Why You Need a Business Plan When Freelancing

Most of the questions I hear from people who are freelancing would be answered by a thoughtfully prepared business plan. So why do so few freelancers have one?
In my conversations with freelancers over the years, I have found that there is a pretty widespread misunderstanding of what freelancing means. They tend to view freelancing similarly to job hunting, where we sift through listings of opportunities random clients have posted online, and we apply to as many of them as possible in hopes that we will land one.
By this definition, the freelancer’s career is a series of odd jobs that we luck into over and over again. This view of what freelancing means leads to a self-fulfilling prophecy where the freelancer is stuck on a miserable treadmill of uncertainty, stress and “feast and famine” cycles that often lead to failure.
By contrast, many successful freelancers tend to view things from the perspective of a traditional small business owner. They have targeted a niche market with a suite of complimentary services, and they focus on getting repeat business from a small handful of clients. This approach to freelancing means filling their days with billable hours instead of hunting for new gigs. They plan for success, and they succeed because of the plan. This process is covered in great depth in our Freelance Master Course.

Needless to say, we all want to be in this second group. But how do we get there? The answer is simple – a well developed business plan will help us to clarify our strengths and weaknesses, turns those strengths into viable products, and identify a market that wants and needs our products. The plan provides a roadmap for success.

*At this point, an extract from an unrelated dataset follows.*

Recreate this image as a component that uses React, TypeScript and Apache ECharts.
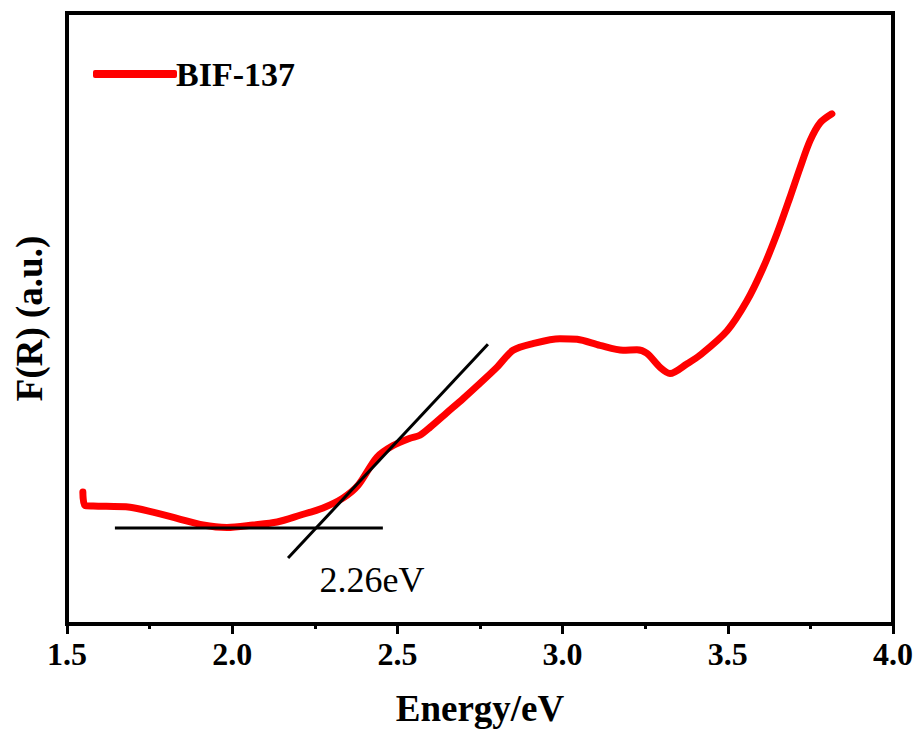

A Business Plan for Freelancing Means Clarity and Focus
Business plans tend to be associated with seeking financing or launching a large-scale business. Because of this, the full-featured business plan templates floating around the internet can be confusing, irrelevant or full of unnecessary detail. But as freelancers, we just need our business plan to fulfill four primary goals:
- Identify our unique strengths, weaknesses, interests and abilities
- Identify a niche market that would benefit from those unique traits
- Package our traits into products that are laser-focused on solving the specific needs of our niche market
- Determine how best to market our products to our niche market
This is why we’ve created the Freelancer’s Business Plan Toolkit, which makes it incredibly simple and intuitive to set up your own business plan in a step-by-step, form-based tool. Once you create a business plan, it’s important to refer back to it and adjust the plan as you build and grow your business, and fine-tune things like your niche market. But committing our approach to a plan like this has the effect of keeping us on track, focused on the right things, and far less likely to take random jobs that don’t meet our broader objectives or get stuck on the treadmill of taking “odd jobs.”